=== Task statement ===
Each line below should be retyped exactly, with no pictures.

=== Data block ===
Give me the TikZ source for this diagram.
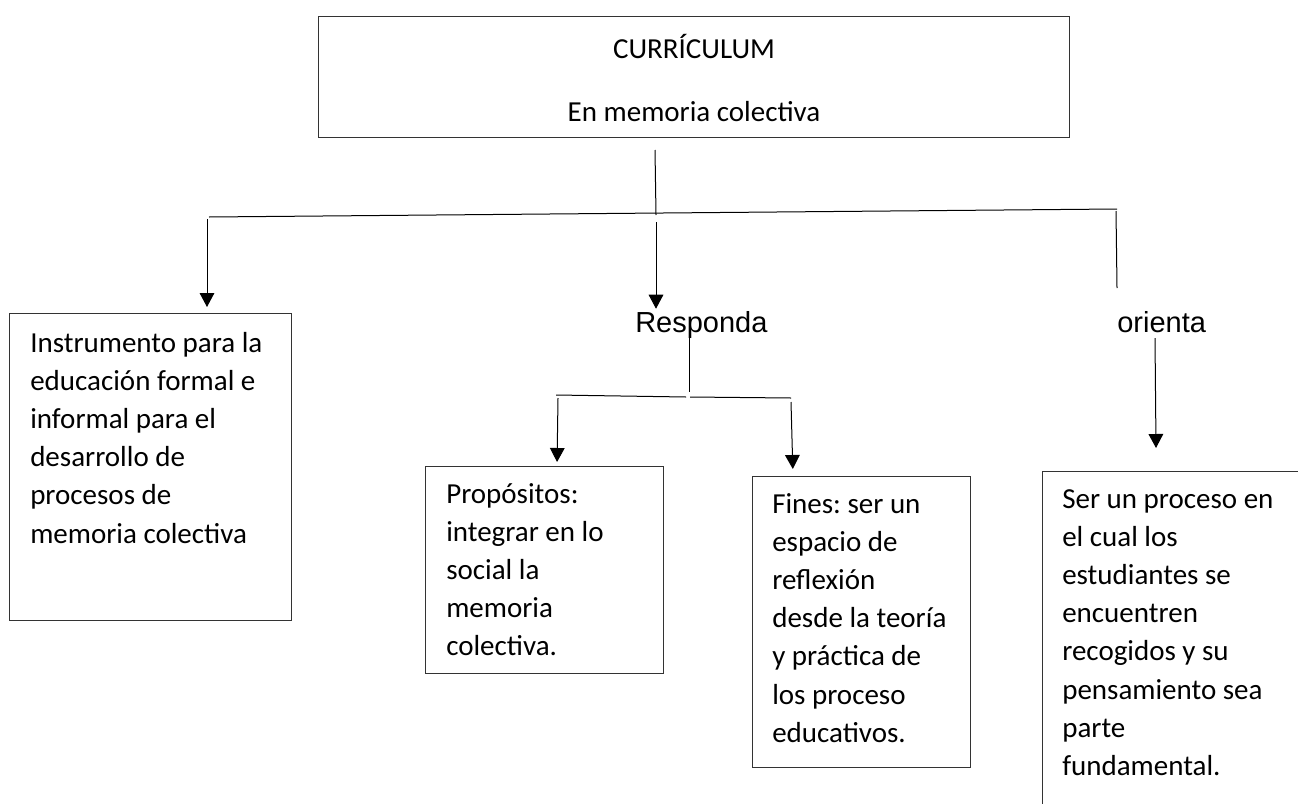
\documentclass[tikz,border=0pt]{standalone}
\usepackage{fontspec}
\setmainfont{Carlito}
\newfontfamily\arialfont{Liberation Sans}
\usetikzlibrary{arrows.meta,positioning}
\frenchspacing

\tikzset{
  box/.style={draw=black!80,line width=1pt,inner sep=0pt,anchor=north west},
  txt/.style={inner sep=0pt,anchor=base west,font=\fontsize{21.75pt}{28.65pt}\selectfont},
  lbl/.style={inner sep=0pt,anchor=base west,font=\arialfont\fontsize{21.75pt}{26pt}\selectfont},
  conn/.style={line width=0.75pt},
  arr/.style={conn,-{Triangle[length=10.5pt,width=11pt]}}
}

\begin{document}
\begin{tikzpicture}[x=0.75pt,y=-0.75pt]
      \useasboundingbox (0,0) rectangle (1298,803);
      \clip (0,0) rectangle (1298,803);
      % boxes
      \node[box,minimum width=563.25pt,minimum height=90.75pt](cur) at (318,16){};
      \node[box,minimum width=211.5pt,minimum height=230.25pt](inst) at (9,313){};
      \node[box,minimum width=178.5pt,minimum height=155.25pt](prop) at (425,466){};
      \node[box,minimum width=163.5pt,minimum height=218.25pt](fines) at (752,476){};
      \node[box,minimum width=225pt,minimum height=300pt](ser) at (1042,471){};
      % texts
      \node[txt,anchor=base](cur1) at (694,58){CURRÍCULUM};
      \node[txt,anchor=base](cur2) at (694,121){En memoria colectiva};
      \node[lbl](resp) at (635,332){Responda};
      \node[lbl](ori) at (1117,332){orienta};
      \node[txt](inst-t) at (30,352){\parbox[t]{250pt}{\raggedright Instrumento para la\\ educación formal e\\ informal para el\\ desarrollo de\\ procesos de\\ memoria colectiva}};
      \node[txt](prop-t) at (446,503){\parbox[t]{200pt}{\raggedright Propósitos:\\ integrar en lo\\ social la\\ memoria\\ colectiva.}};
      \node[txt](fines-t) at (772,513){\parbox[t]{200pt}{\raggedright Fines: ser un\\ espacio de\\ reflexión\\ desde la teoría\\ y práctica de\\ los proceso\\ educativos.}};
      \node[txt](ser-t) at (1062,508){\parbox[t]{200pt}{\raggedright Ser un proceso en\\ el cual los\\ estudiantes se\\ encuentren\\ recogidos y su\\ pensamiento sea\\ parte\\ fundamental.}};
      % connectors
      \coordinate (t0) at (655,150);
      \coordinate (t1) at (656,215);
      \coordinate (hl) at (209,217);
      \coordinate (hr) at (1117,209);
      \coordinate (a1) at (207,219);
      \coordinate (a2) at (656,222);
      \coordinate (a3) at (1116,211);
      \coordinate (a3e) at (1117,288);
      \coordinate (r0) at (689,334);
      \coordinate (r1) at (689,392);
      \coordinate (sl) at (556,395);
      \coordinate (sm1) at (686,397);
      \coordinate (sm2) at (690,397);
      \coordinate (sr) at (791,398);
      \coordinate (b1) at (558,398);
      \coordinate (b2) at (791,402);
      \coordinate (o0) at (1155,338);
      \coordinate (o1) at (1156,448);
      \draw[conn] (t0) -- (t1);
      \draw[conn] (hl) -- (hr);
      \draw[arr,shorten >=4.5pt] (a1) -- (a1 |- inst.north);
      \draw[arr,shorten >=1.5pt] (a2) -- (a2 |- resp.north);
      \draw[conn] (a3) -- (a3e);
      \draw[conn] (r0) -- (r1);
      \draw[conn] (sl) -- (sm1) (sm2) -- (sr);
      \draw[arr,shorten >=3pt] (b1) -- (557,466);
      \draw[arr,shorten >=5.25pt] (b2) -- (793,476);
      \draw[arr] (o0) -- (o1);
    \end{tikzpicture}
\end{document}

=== Correct response ===
Give me the TikZ source for this diagram.
\documentclass[tikz,border=0pt]{standalone}
\usepackage{fontspec}
\setmainfont{Carlito}
\newfontfamily\arialfont{Liberation Sans}
\usetikzlibrary{arrows.meta,positioning}
\frenchspacing

\tikzset{
  box/.style={draw=black!80,line width=1pt,inner sep=0pt,anchor=north west},
  txt/.style={inner sep=0pt,anchor=base west,font=\fontsize{21.75pt}{28.65pt}\selectfont},
  lbl/.style={inner sep=0pt,anchor=base west,font=\arialfont\fontsize{21.75pt}{26pt}\selectfont},
  conn/.style={line width=0.75pt},
  arr/.style={conn,-{Triangle[length=10.5pt,width=11pt]}}
}

\begin{document}
\begin{tikzpicture}[x=0.75pt,y=-0.75pt]
      \useasboundingbox (0,0) rectangle (1298,803);
      \clip (0,0) rectangle (1298,803);
      % boxes
      \node[box,minimum width=563.25pt,minimum height=90.75pt](cur) at (318,16){};
      \node[box,minimum width=211.5pt,minimum height=230.25pt](inst) at (9,313){};
      \node[box,minimum width=178.5pt,minimum height=155.25pt](prop) at (425,466){};
      \node[box,minimum width=163.5pt,minimum height=218.25pt](fines) at (752,476){};
      \node[box,minimum width=225pt,minimum height=300pt](ser) at (1042,471){};
      % texts
      \node[txt,anchor=base](cur1) at (694,58){CURRÍCULUM};
      \node[txt,anchor=base](cur2) at (694,121){En memoria colectiva};
      \node[lbl](resp) at (635,332){Responda};
      \node[lbl](ori) at (1117,332){orienta};
      \node[txt](inst-t) at (30,352){\parbox[t]{250pt}{\raggedright Instrumento para la\\ educación formal e\\ informal para el\\ desarrollo de\\ procesos de\\ memoria colectiva}};
      \node[txt](prop-t) at (446,503){\parbox[t]{200pt}{\raggedright Propósitos:\\ integrar en lo\\ social la\\ memoria\\ colectiva.}};
      \node[txt](fines-t) at (772,513){\parbox[t]{200pt}{\raggedright Fines: ser un\\ espacio de\\ reflexión\\ desde la teoría\\ y práctica de\\ los proceso\\ educativos.}};
      \node[txt](ser-t) at (1062,508){\parbox[t]{200pt}{\raggedright Ser un proceso en\\ el cual los\\ estudiantes se\\ encuentren\\ recogidos y su\\ pensamiento sea\\ parte\\ fundamental.}};
      % connectors
      \coordinate (t0) at (655,150);
      \coordinate (t1) at (656,215);
      \coordinate (hl) at (209,217);
      \coordinate (hr) at (1117,209);
      \coordinate (a1) at (207,219);
      \coordinate (a2) at (656,222);
      \coordinate (a3) at (1116,211);
      \coordinate (a3e) at (1117,288);
      \coordinate (r0) at (689,334);
      \coordinate (r1) at (689,392);
      \coordinate (sl) at (556,395);
      \coordinate (sm1) at (686,397);
      \coordinate (sm2) at (690,397);
      \coordinate (sr) at (791,398);
      \coordinate (b1) at (558,398);
      \coordinate (b2) at (791,402);
      \coordinate (o0) at (1155,338);
      \coordinate (o1) at (1156,448);
      \draw[conn] (t0) -- (t1);
      \draw[conn] (hl) -- (hr);
      \draw[arr,shorten >=4.5pt] (a1) -- (a1 |- inst.north);
      \draw[arr,shorten >=1.5pt] (a2) -- (a2 |- resp.north);
      \draw[conn] (a3) -- (a3e);
      \draw[conn] (r0) -- (r1);
      \draw[conn] (sl) -- (sm1) (sm2) -- (sr);
      \draw[arr,shorten >=3pt] (b1) -- (557,466);
      \draw[arr,shorten >=5.25pt] (b2) -- (793,476);
      \draw[arr] (o0) -- (o1);
    \end{tikzpicture}
\end{document}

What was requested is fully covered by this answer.